| What you should do |
Everything from the first line down to the line containing "const xTicks = [0, 500, 1000, 1500, 2000, 2500];" should be reproduced exactly; please include nothing else.

| Given information |
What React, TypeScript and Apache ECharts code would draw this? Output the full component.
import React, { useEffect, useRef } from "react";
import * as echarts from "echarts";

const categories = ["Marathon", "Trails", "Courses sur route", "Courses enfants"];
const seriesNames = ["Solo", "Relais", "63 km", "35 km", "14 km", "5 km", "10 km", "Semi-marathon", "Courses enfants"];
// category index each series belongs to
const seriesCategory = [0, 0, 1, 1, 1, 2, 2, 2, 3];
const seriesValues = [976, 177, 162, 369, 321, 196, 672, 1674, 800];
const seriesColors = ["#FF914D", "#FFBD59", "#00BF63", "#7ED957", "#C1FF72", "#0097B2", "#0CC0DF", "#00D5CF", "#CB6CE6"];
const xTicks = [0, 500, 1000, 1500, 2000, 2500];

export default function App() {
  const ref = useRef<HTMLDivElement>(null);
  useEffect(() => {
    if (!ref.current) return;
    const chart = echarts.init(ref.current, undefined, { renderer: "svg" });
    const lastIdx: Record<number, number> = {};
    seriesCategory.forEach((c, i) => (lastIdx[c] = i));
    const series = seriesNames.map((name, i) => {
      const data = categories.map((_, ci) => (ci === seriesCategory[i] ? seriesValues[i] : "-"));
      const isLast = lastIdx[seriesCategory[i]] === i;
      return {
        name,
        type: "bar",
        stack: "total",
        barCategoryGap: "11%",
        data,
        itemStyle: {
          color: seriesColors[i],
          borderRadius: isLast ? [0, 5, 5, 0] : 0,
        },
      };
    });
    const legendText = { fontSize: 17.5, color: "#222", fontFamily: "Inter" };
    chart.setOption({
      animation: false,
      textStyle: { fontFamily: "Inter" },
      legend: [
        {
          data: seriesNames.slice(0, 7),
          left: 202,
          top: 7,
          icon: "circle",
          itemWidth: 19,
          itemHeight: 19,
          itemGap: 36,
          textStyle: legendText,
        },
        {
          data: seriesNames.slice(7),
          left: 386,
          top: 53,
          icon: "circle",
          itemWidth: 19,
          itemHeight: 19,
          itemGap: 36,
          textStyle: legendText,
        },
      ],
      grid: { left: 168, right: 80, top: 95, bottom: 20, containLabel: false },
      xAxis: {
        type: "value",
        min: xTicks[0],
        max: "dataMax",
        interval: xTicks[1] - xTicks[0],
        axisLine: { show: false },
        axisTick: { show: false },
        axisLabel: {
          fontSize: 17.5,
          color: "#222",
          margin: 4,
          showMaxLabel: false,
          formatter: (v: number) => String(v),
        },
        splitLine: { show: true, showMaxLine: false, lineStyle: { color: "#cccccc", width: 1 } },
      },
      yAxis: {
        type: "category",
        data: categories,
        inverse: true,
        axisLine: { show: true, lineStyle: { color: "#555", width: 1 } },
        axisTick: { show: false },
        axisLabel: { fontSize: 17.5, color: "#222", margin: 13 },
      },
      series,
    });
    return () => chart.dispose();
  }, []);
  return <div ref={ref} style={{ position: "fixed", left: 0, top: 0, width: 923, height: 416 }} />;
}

| Final result |
What React, TypeScript and Apache ECharts code would draw this? Output the full component.
import React, { useEffect, useRef } from "react";
import * as echarts from "echarts";

const categories = ["Marathon", "Trails", "Courses sur route", "Courses enfants"];
const seriesNames = ["Solo", "Relais", "63 km", "35 km", "14 km", "5 km", "10 km", "Semi-marathon", "Courses enfants"];
// category index each series belongs to
const seriesCategory = [0, 0, 1, 1, 1, 2, 2, 2, 3];
const seriesValues = [976, 177, 162, 369, 321, 196, 672, 1674, 800];
const seriesColors = ["#FF914D", "#FFBD59", "#00BF63", "#7ED957", "#C1FF72", "#0097B2", "#0CC0DF", "#00D5CF", "#CB6CE6"];
const xTicks = [0, 500, 1000, 1500, 2000, 2500];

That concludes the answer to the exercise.